Ethanol news seemingly powered Thursday’s corn rally. The USDA’s Outlook Forum got underway this morning, but little market-moving corn news was forthcoming. However, yellow grain prices turned sharply higher around midmorning, which apparently marked a bullish reaction to news that U.S. ethanol stocks declined last week despite a modest production increase. That implies robust demand. March corn rallied 6.5 cents to $3.925/bushel late Thursday morning, while July advanced 5.75 to $4.0525.

The soy complex also surged at midmorning. The API released information on energy production and stocks ahead of the official EIA data, thereby triggering oil selling and corn and soy gains. Both the ethanol and distillate numbers were impressive, with bean oil reacting well to the news. Bulls were also encouraged by the USDA’s relatively low soy planting figure from the Outlook Forum, although many harbored big doubts on that score. March soybean futures jumped 15.25 cents to $10.11/bushel as the lunch hour loomed Thursday, while March soyoil declined only 0.10 cents to 31.91 cents/pound, and March meal surged $8.9 to $347.5/ton.

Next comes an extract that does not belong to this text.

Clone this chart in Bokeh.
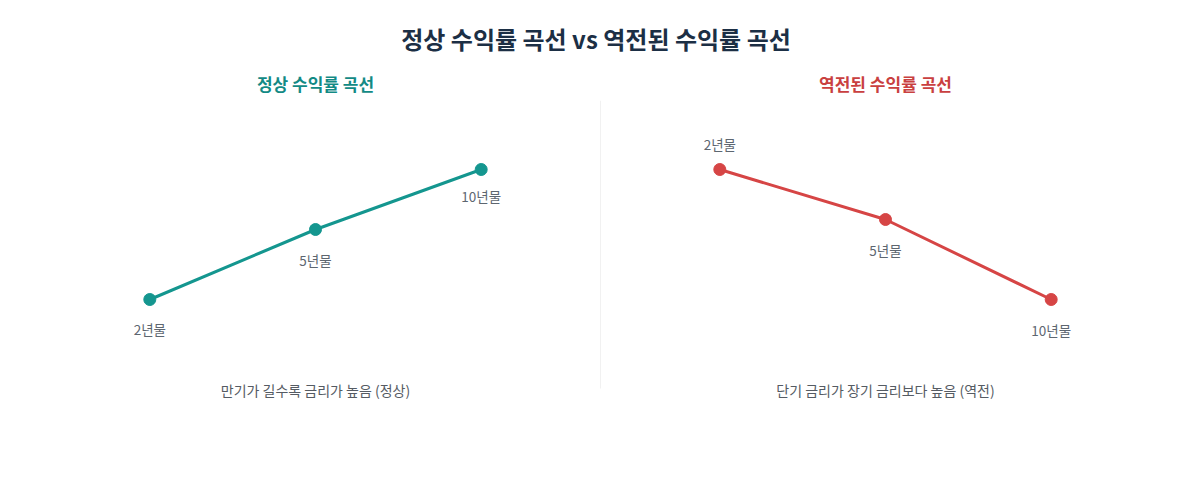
from bokeh.plotting import figure
from bokeh.layouts import column, row
from bokeh.models import ColumnDataSource, Range1d, Label, Div
from bokeh.core.properties import value
from bokeh.embed import file_html
from bokeh.resources import INLINE

# données (indice de maturité, rendement arbitraire)
maturities = ["2년물", "5년물", "10년물"]
normal_yield = [1.5, 2.2, 2.8]
inverted_yield = [2.8, 2.3, 1.5]

main_title = "정상 수익률 곡선 vs 역전된 수익률 곡선"
normal_title = "정상 수익률 곡선"
inverted_title = "역전된 수익률 곡선"
normal_caption = "만기가 길수록 금리가 높음 (정상)"
inverted_caption = "단기 금리가 장기 금리보다 높음 (역전)"

FONT = "Noto Sans CJK KR"
Y0, Y1 = 0.39, 3.49


def make_panel(yields, title, caption, color, title_color, label_offsets, left, right):
    src = ColumnDataSource(dict(x=list(range(len(maturities))), y=yields,
                                label=maturities, off=label_offsets))
    p = figure(width=570 + left + right, height=387, output_backend="svg", toolbar_location=None,
               x_range=Range1d(-0.72, 2.72), y_range=Range1d(Y0, Y1),
               min_border_left=left, min_border_right=right,
               min_border_top=37, min_border_bottom=40)
    p.title.text = title
    p.title.align = "center"
    p.title.text_font = FONT
    p.title.text_font_size = "17px"
    p.title.text_font_style = "bold"
    p.title.text_color = title_color
    p.title.standoff = 9
    p.axis.visible = False
    p.grid.visible = False
    p.outline_line_color = None

    p.line("x", "y", source=src, line_width=3, color=color)
    p.scatter("x", "y", source=src, size=12, color=color)
    p.text("x", "y", text="label", source=src, y_offset="off",
           text_align="center", text_baseline="middle",
           text_font=value(FONT), text_font_size="13.5px", text_color="#5d6670")

    p.add_layout(Label(x=1, y=0.60, text=caption, text_align="center",
                       text_baseline="middle", text_font=FONT,
                       text_font_size="14px", text_color="#555b63"))
    return p


p1 = make_panel(normal_yield, normal_title, normal_caption, "#14968f", "#138a85",
                [29, 30, 26], 30, 0)
p2 = make_panel(inverted_yield, inverted_title, inverted_caption, "#d64545", "#c94040",
                [-26, 30, 30], 0, 22)
# séparateur vertical entre les deux panneaux
p2.segment(x0=[-0.72], y0=[Y1], x1=[-0.72], y1=[0.61], line_color="#e4e4e4", line_width=1)

head = Div(text=main_title, width=1192, height=63, margin=0,
           styles={"font-family": FONT, "font-size": "24px", "font-weight": "bold",
                   "color": "#1c2f45", "text-align": "center", "padding-top": "22px",
                   "box-sizing": "border-box"})

layout = column(head, row(p1, p2))
open("out.html", "w").write(file_html(layout, INLINE))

The wheat markets followed corn and beans higher. Morning news of strong wheat exports reemphasized the fact that U.S. grain remains quite expensive by global standards and may be vulnerable to a sizeable downward adjustment as a consequence. The 2015 wheat seedings figure seemed rather high when compared to private estimates, but appeared to have little impact. Whatever the cause, wheat futures seemed to follow corn and soybeans higher later in the morning. March CBOT wheat climbed 7.5 cents to $5.3525/bushel in late Thursday morning action, while March KC wheat rose 2.25 cents to $5.5025/bushel, and March MWE wheat bounced 2.75 to $5.8475.

Cattle traders seemed to lose confidence Thursday morning. Recent spot market developments have seemed very supportive of live cattle futures, especially with the nearby contracts trading at substantial discounts to last week’s cash levels. And yet, futures proved surprisingly weak this morning, which may reflect fresh pessimism about the likely result of this week’s cash trading. April cattle futures fell 0.80 cents to 151.82 cents/pound shortly before lunchtime Thursday, while August cattle sank 0.32 cents to 142.52 cents/pound. Meanwhile, March feeder cattle futures slumped 0.55 cents to 202.55 cents/pound and May feeders tumbled 0.57 to 200.77.

Spot firmness is spurring sizeable CME hog gains. After falling consistently for weeks, the cash hog and wholesale pork markets are showing clear signs of firming. The fact that they seem to be bottoming in the absence of a resolution to the export situation is probably encouraging traders as well. April hog futures soared 2.25 cents to 66.47 cents/pound around midsession Thursday, while June hogs leapt 2.00 to 81.25.